What to work on: Of all the lines in the records below, how many hold the word "that"? Give the number alone.
— Begin —
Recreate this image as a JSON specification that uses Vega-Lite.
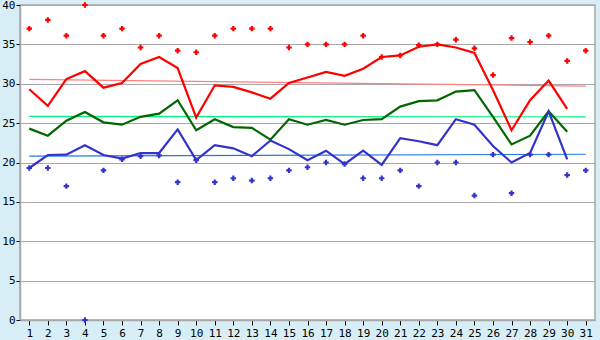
{
  "$schema": "https://vega.github.io/schema/vega-lite/v6.json",
  "width": 575,
  "height": 315,
  "autosize": {"type": "none"},
  "padding": {"left": 20, "top": 5, "right": 5, "bottom": 20},
  "background": "#D8EEF6",
  "config": {
    "view": {"fill": "white", "stroke": "#A8A8A8", "strokeWidth": 1.5},
    "axis": {"labelFont": "DejaVu Sans Mono", "labelFontSize": 11, "labelColor": "#000000", "tickColor": "#000000", "domainColor": "#A8A8A8", "domainWidth": 1.5}
  },
  "datasets": {
    "days": [
      {"day": 1, "max": 29.3, "avg": 24.3, "min": 19.3, "recmax": 37.0, "recmin": 19.3},
      {"day": 2, "max": 27.2, "avg": 23.4, "min": 20.95, "recmax": 38.1, "recmin": 19.3},
      {"day": 3, "max": 30.6, "avg": 25.3, "min": 21.0, "recmax": 36.1, "recmin": 17.0},
      {"day": 4, "max": 31.6, "avg": 26.4, "min": 22.2, "recmax": 40.0, "recmin": 0},
      {"day": 5, "max": 29.5, "avg": 25.1, "min": 20.95, "recmax": 36.1, "recmin": 19.0},
      {"day": 6, "max": 30.1, "avg": 24.8, "min": 20.5, "recmax": 37.0, "recmin": 20.4},
      {"day": 7, "max": 32.5, "avg": 25.8, "min": 21.2, "recmax": 34.6, "recmin": 20.8},
      {"day": 8, "max": 33.4, "avg": 26.2, "min": 21.2, "recmax": 36.1, "recmin": 20.9},
      {"day": 9, "max": 32.0, "avg": 27.9, "min": 24.2, "recmax": 34.2, "recmin": 17.5},
      {"day": 10, "max": 25.7, "avg": 24.1, "min": 20.3, "recmax": 34.0, "recmin": 20.3},
      {"day": 11, "max": 29.8, "avg": 25.5, "min": 22.2, "recmax": 36.1, "recmin": 17.5},
      {"day": 12, "max": 29.6, "avg": 24.5, "min": 21.8, "recmax": 37.0, "recmin": 18.0},
      {"day": 13, "max": 28.9, "avg": 24.4, "min": 20.8, "recmax": 37.0, "recmin": 17.7},
      {"day": 14, "max": 28.1, "avg": 22.9, "min": 22.8, "recmax": 37.0, "recmin": 18.0},
      {"day": 15, "max": 30.1, "avg": 25.5, "min": 21.7, "recmax": 34.6, "recmin": 19.0},
      {"day": 16, "max": 30.8, "avg": 24.8, "min": 20.3, "recmax": 35.0, "recmin": 19.4},
      {"day": 17, "max": 31.5, "avg": 25.4, "min": 21.5, "recmax": 35.0, "recmin": 20.0},
      {"day": 18, "max": 31.0, "avg": 24.8, "min": 19.8, "recmax": 35.0, "recmin": 19.8},
      {"day": 19, "max": 31.9, "avg": 25.4, "min": 21.5, "recmax": 36.1, "recmin": 18.0},
      {"day": 20, "max": 33.4, "avg": 25.5, "min": 19.7, "recmax": 33.4, "recmin": 18.0},
      {"day": 21, "max": 33.6, "avg": 27.1, "min": 23.1, "recmax": 33.6, "recmin": 19.0},
      {"day": 22, "max": 34.7, "avg": 27.8, "min": 22.7, "recmax": 34.9, "recmin": 17.0},
      {"day": 23, "max": 35.0, "avg": 27.9, "min": 22.2, "recmax": 35.0, "recmin": 20.0},
      {"day": 24, "max": 34.6, "avg": 29.0, "min": 25.5, "recmax": 35.6, "recmin": 20.0},
      {"day": 25, "max": 33.9, "avg": 29.2, "min": 24.8, "recmax": 34.5, "recmin": 15.8},
      {"day": 26, "max": 29.2, "avg": 25.8, "min": 22.1, "recmax": 31.1, "recmin": 21.0},
      {"day": 27, "max": 24.1, "avg": 22.3, "min": 20.0, "recmax": 35.8, "recmin": 16.1},
      {"day": 28, "max": 27.9, "avg": 23.4, "min": 21.2, "recmax": 35.3, "recmin": 21.0},
      {"day": 29, "max": 30.4, "avg": 26.5, "min": 26.5, "recmax": 36.1, "recmin": 21.0},
      {"day": 30, "max": 26.8, "avg": 23.9, "min": 20.4, "recmax": 32.9, "recmin": 18.4},
      {"day": 31, "max": null, "avg": null, "min": null, "recmax": 34.2, "recmin": 19.0}
    ],
    "trend": [
      {"series": "max", "day": 1, "value": 30.56},
      {"series": "max", "day": 31, "value": 29.7},
      {"series": "avg", "day": 1, "value": 25.85},
      {"series": "avg", "day": 31, "value": 25.8},
      {"series": "min", "day": 1, "value": 20.8},
      {"series": "min", "day": 31, "value": 21.05}
    ]
  },
  "encoding": {
    "x": {
      "field": "day", "type": "quantitative",
      "scale": {"domain": [0.5, 31.5], "nice": false, "zero": false},
      "axis": {"title": null, "values": [1,2,3,4,5,6,7,8,9,10,11,12,13,14,15,16,17,18,19,20,21,22,23,24,25,26,27,28,29,30,31], "grid": false, "tickSize": 5, "labelPadding": 2, "labelFlush": false, "labelOverlap": false}
    },
    "y": {
      "field": "value", "type": "quantitative",
      "scale": {"domain": [0, 40], "nice": false},
      "axis": {"title": null, "values": [0,5,10,15,20,25,30,35,40], "grid": true, "gridColor": "#A8A8A8", "gridWidth": 1, "gridOpacity": 1, "tickSize": 4, "labelPadding": 1, "labelFlush": false, "labelOverlap": false}
    }
  },
  "layer": [
    {
      "data": {"name": "trend"},
      "mark": {"type": "line", "strokeWidth": 1.2, "interpolate": "linear"},
      "encoding": {
        "color": {"field": "series", "type": "nominal", "scale": {"domain": ["max", "avg", "min"], "range": ["#FF8080", "#00F080", "#1E78E6"]}, "legend": null},
        "detail": {"field": "series"}
      }
    },
    {
      "data": {"name": "days"},
      "transform": [{"fold": ["max", "avg", "min"], "as": ["series", "value"]}],
      "mark": {"type": "line", "strokeWidth": 2.2},
      "encoding": {
        "stroke": {"field": "series", "type": "nominal", "scale": {"domain": ["max", "avg", "min"], "range": ["#FF0000", "#006600", "#3333CC"]}, "legend": null}
      }
    },
    {
      "data": {"name": "days"},
      "transform": [{"fold": ["recmax", "recmin"], "as": ["rec", "value"]}],
      "mark": {"type": "point", "shape": "cross", "filled": true, "size": 30, "opacity": 1},
      "encoding": {
        "fill": {"field": "rec", "type": "nominal", "scale": {"domain": ["recmax", "recmin"], "range": ["#FF0000", "#3333CC"]}, "legend": null}
      }
    }
  ],
  "resolve": {"scale": {"color": "independent"}}
}
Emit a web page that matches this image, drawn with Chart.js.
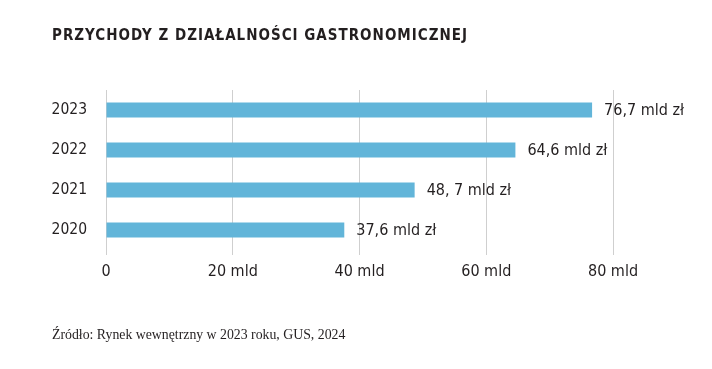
<!DOCTYPE html>
<html><head><meta charset="utf-8">
<script src="https://cdn.jsdelivr.net/npm/chart.js@4/dist/chart.umd.min.js"></script>
<style>
html,body{margin:0;padding:0;background:#fff;width:712px;height:369px;overflow:hidden}
#wrap{position:absolute;left:0;top:0;width:712px;height:369px}
#title{position:absolute;left:52px;top:26px;font-family:"DejaVu Sans Condensed","DejaVu Sans";font-weight:bold;font-size:15px;letter-spacing:1px;color:#231f20;white-space:nowrap}
#src{position:absolute;left:52px;top:327px;font-family:"Liberation Serif",serif;font-size:13.8px;color:#231f20;white-space:nowrap}
</style></head><body>
<div id="wrap"><canvas id="c" width="712" height="369"></canvas></div>
<div id="title">PRZYCHODY Z DZIAŁALNOŚCI GASTRONOMICZNEJ</div>
<div id="src">Źródło: Rynek wewnętrzny w 2023 roku, GUS, 2024</div>
<script>
const years = ['2023','2022','2021','2020'];
const revenue = [76.7, 64.6, 48.7, 37.6];
const valueLabels = ['76,7 mld zł','64,6 mld zł','48, 7 mld zł','37,6 mld zł'];
const xTicks = [0,20,40,60,80];
const xTickLabels = ['0','20 mld','40 mld','60 mld','80 mld'];

const FONT = '"DejaVu Sans Condensed","DejaVu Sans",sans-serif';

const labelPlugin = {
  id:'valueLabels',
  afterDatasetsDraw(chart){
    const ctx = chart.ctx;
    const meta = chart.getDatasetMeta(0);
    ctx.save();
    ctx.font = '16px ' + FONT;
    ctx.fillStyle = '#231f20';
    ctx.textBaseline = 'middle';
    ctx.textAlign = 'left';
    meta.data.forEach((bar,i)=>{
      ctx.fillText(valueLabels[i], bar.x + 12, bar.y + 1);
    });
    ctx.restore();
  }
};

new Chart(document.getElementById('c'), {
  type:'bar',
  data:{labels:years, datasets:[{data:revenue, backgroundColor:'#62b5d9', borderWidth:0, barPercentage:0.375, categoryPercentage:1}]},
  options:{
    indexAxis:'y',
    responsive:false,
    animation:false,
    events:[],
    layout:{padding:{left:0,right:99,top:90,bottom:79}},
    plugins:{legend:{display:false},tooltip:{enabled:false}},
    scales:{
      x:{
        min:0,max:80,
        afterBuildTicks(s){ s.ticks = xTicks.map(v=>({value:v})); },
        afterFit(s){ s.height = 40; },
        border:{display:false},
        grid:{color:'#cfcfcf',lineWidth:1,tickLength:5,drawTicks:true},
        ticks:{font:{family:FONT,size:16},color:'#231f20',padding:7,
          callback(v){ const i = xTicks.indexOf(v); return i>=0 ? xTickLabels[i] : ''; }}
      },
      y:{
        afterFit(s){ s.width = 106; },
        border:{display:false},
        grid:{display:false,drawTicks:false},
        ticks:{font:{family:FONT,size:15.5},color:'#231f20',padding:19}
      }
    }
  },
  plugins:[labelPlugin]
});
</script>
</body></html>
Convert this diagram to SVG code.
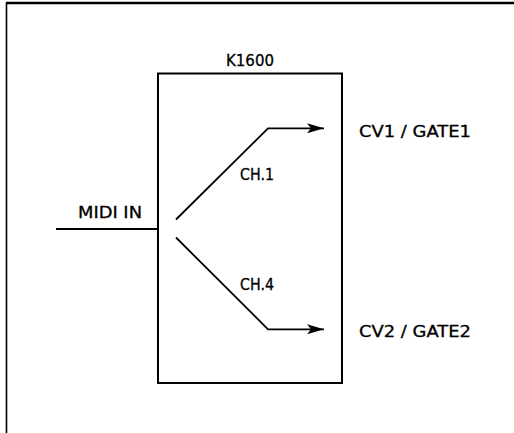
<svg xmlns="http://www.w3.org/2000/svg" width="514" height="433" viewBox="0 0 514 433">
<style>
.t{font-family:"DejaVu Sans","Liberation Sans",sans-serif;font-size:15px;fill:#000;stroke:#000;stroke-width:0.3;}
.ln{stroke:#000;stroke-width:1.8;fill:none;}
</style>
<defs>
<marker id="arr" markerUnits="userSpaceOnUse" markerWidth="18" markerHeight="10" refX="17" refY="5" orient="auto">
<path d="M0,0 L17,5 L0,10 L4,5 Z" fill="#000"/>
</marker>
</defs>
<rect width="514" height="433" fill="#fff"/>
<g id="frame">
<path d="M6.5,433 V3 H514" fill="none" stroke="#000" stroke-width="1.6"/>
<line x1="6" y1="3" x2="514" y2="3" stroke="#000" stroke-width="2.6"/>
</g>
<g id="k1600">
<rect x="158" y="73.5" width="184" height="309.5" fill="none" stroke="#000" stroke-width="2"/>
<text class="t" x="226" y="65.5" textLength="48" lengthAdjust="spacingAndGlyphs">K1600</text>
</g>
<g id="midi-in">
<text class="t" x="78" y="217.5" textLength="64" lengthAdjust="spacingAndGlyphs">MIDI IN</text>
</g>
<g id="cv1">
<text class="t" x="359" y="136.5" textLength="112" lengthAdjust="spacingAndGlyphs">CV1 / GATE1</text>
</g>
<g id="cv2">
<text class="t" x="359" y="336.5" textLength="112" lengthAdjust="spacingAndGlyphs">CV2 / GATE2</text>
</g>
<g id="connectors">
<line class="ln" x1="56" y1="229" x2="158" y2="229"/>
<polyline class="ln" points="176,219.5 268,128.3 324,128.3" marker-end="url(#arr)"/>
<polyline class="ln" points="176,237.5 268,329.3 324,329.3" marker-end="url(#arr)"/>
<text class="t" x="240" y="180" textLength="34" lengthAdjust="spacingAndGlyphs">CH.1</text>
<text class="t" x="240" y="289.5" textLength="34" lengthAdjust="spacingAndGlyphs">CH.4</text>
</g>
</svg>
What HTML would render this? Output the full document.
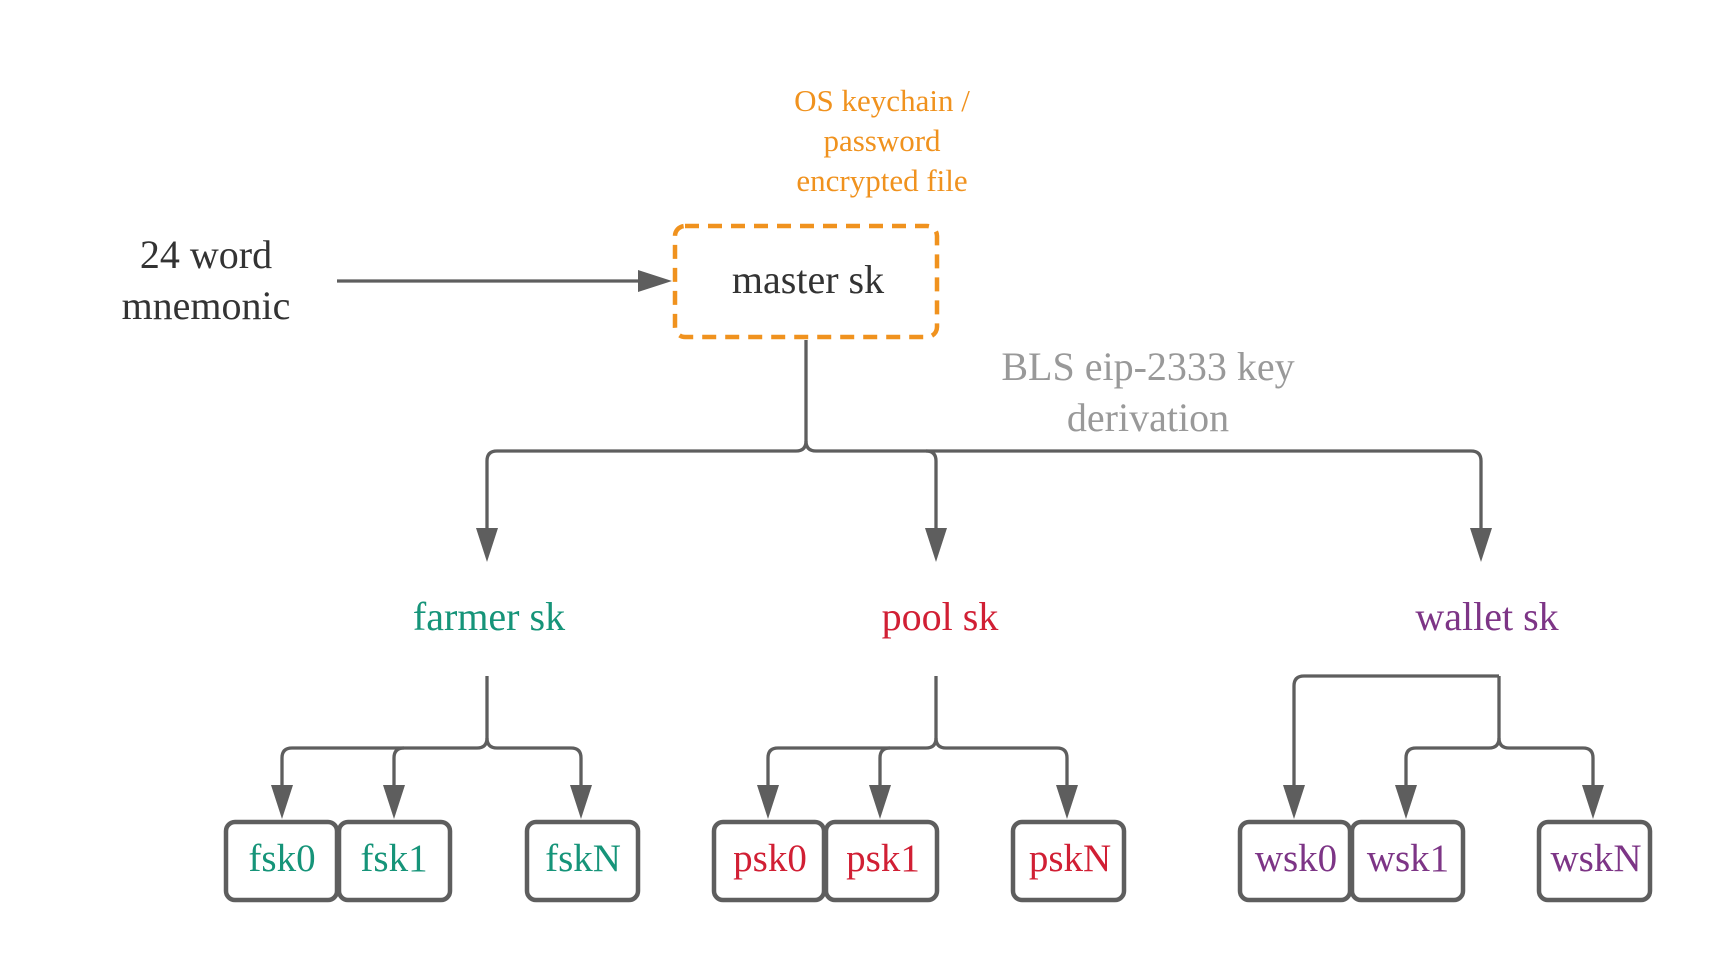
— End —
Solution below: 2